Beyond the Washington impasse, there is hope in the states. Right to Try—now law in 21 states—allows the terminally ill to try investigational medications that have passed FDA Phase 1 safety testing but are not yet fully approved for market.

The FDA does have its own Compassionate Use program aimed at providing access to therapies still under evaluation — however the application is cumbersome, largely unworkable for practicing physicians, and time consuming when a patient’s time is running out. State Right-to-Try laws give patients who have exhausted every government-approved option another chance to fight for their lives. The laws are aimed and reducing the often two to four month waiting period under the FDA’s Compassionate Use down to two to four weeks, and eventually two to four days.

In their recent post for Health Affairs Blog, David Farber, Preeya Noronha Pinto, Arthur Caplan, and Alison Bateman-House claim these state laws “create false expectations” because “[f]ederal preemption laws prevent states from creating workarounds” like Right to Try.

But federal regulations that violate constitutional liberties can never trump state laws. The U.S. Constitution provides a floor of protection for individual rights, not a ceiling. Father of the Constitution James Madison wrote that our system of federalism provides “a double security . . . to the rights of the people.” In other words, the 50 states serve as shields for individual rights that the federal government fails to protect. States can harness these tools to protect the most personal, intimate right of all — the right to try to save one’s life.

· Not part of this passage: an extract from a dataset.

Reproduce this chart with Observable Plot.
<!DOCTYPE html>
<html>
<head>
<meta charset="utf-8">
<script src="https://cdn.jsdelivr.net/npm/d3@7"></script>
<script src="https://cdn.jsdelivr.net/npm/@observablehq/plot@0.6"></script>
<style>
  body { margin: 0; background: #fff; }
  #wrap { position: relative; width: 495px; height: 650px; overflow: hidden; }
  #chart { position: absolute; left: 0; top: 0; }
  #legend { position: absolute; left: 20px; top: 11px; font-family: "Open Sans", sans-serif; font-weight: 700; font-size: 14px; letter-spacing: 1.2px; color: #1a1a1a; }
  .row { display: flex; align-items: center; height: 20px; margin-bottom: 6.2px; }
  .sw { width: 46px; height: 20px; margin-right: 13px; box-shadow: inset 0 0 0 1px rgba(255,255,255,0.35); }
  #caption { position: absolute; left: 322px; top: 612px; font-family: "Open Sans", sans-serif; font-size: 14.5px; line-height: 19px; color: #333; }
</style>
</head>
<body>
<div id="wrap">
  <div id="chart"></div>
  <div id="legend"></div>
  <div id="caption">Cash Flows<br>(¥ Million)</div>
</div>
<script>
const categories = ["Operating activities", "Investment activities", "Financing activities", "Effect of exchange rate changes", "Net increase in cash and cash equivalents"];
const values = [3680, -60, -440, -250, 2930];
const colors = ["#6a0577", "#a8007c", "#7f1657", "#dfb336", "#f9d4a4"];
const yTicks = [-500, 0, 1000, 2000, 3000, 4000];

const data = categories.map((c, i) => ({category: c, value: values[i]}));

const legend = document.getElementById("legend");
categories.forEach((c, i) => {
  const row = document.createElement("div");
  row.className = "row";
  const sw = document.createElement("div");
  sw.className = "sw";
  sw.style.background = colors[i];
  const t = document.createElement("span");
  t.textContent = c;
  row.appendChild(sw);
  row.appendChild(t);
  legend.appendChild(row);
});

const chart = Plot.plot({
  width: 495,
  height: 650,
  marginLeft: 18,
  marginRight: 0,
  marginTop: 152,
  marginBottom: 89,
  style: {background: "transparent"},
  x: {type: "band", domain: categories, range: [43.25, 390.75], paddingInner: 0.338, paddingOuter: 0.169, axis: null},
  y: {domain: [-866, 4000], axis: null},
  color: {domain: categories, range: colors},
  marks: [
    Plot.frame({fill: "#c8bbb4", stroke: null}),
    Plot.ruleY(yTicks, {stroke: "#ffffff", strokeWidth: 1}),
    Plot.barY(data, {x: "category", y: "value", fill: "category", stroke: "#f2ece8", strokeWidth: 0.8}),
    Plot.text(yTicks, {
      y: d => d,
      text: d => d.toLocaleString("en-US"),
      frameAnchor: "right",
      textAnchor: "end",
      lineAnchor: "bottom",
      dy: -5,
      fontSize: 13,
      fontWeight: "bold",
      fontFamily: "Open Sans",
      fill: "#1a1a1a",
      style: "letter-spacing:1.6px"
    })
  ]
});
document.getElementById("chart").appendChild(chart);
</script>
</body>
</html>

While the FDA regulates the introduction of drugs and medical devices into the market, those regulations cannot preempt state laws that preserve constitutionally protected rights, such as a person’s right to life and medical self-preservation.

Freedom Of Choice

The Constitution protects a person’s freedom of choice in medical care, including the right to refuse unwanted medical treatment and rights preserving the doctor-patient relationship. Certainly, then, it must protect a person’s decision—made in conjunction with his or her doctor—to try promising treatments that may save his life.

The Supreme Court has long recognized a person’s constitutionally protected liberty interest in his or her own medical autonomy, especially when those interests are secured by state laws. Time after time, the Court has held that states have great latitude in regulating health and safety, including medical standards, which are primarily and historically a matter of local concern.

Deference To States

The scope of a state’s inherent authority over the practice of medicine includes the authority to decide which medical procedures are acceptable to perform and to specify conditions under which a medical procedure may be lawfully performed. State Right-to-Try laws regulate conditions under which a patient is eligible for investigational drugs and a doctor may prescribe investigational treatments, if the manufacturer is willing to provide them.

Moreover, the Supreme Court has demonstrated a commitment to deferring to state solutions that protect individual rights, such as states’ powers to enact the so-called “right-to-die” laws for terminal patients, control the way criminal activity is punished within their borders, ensure marriage equality, and preserve state autonomy over health care programs.

When the terminally ill are out of time and options and presented with the associated risks, patients—not bureaucrats—should have the freedom to make the choice about what types of treatments they are willing to try, in conjunction with their doctors, families, and loved ones. Luckily for American patients, this freedom is protected not by one Constitution, but by 51.

The core of freedom is autonomy, and there is no stronger freedom than the autonomy to try to save one’s own life. Right to Try takes the most intimate, personal decisions out of hands of bureaucrats and puts them back to where they belong: with doctors and their patients.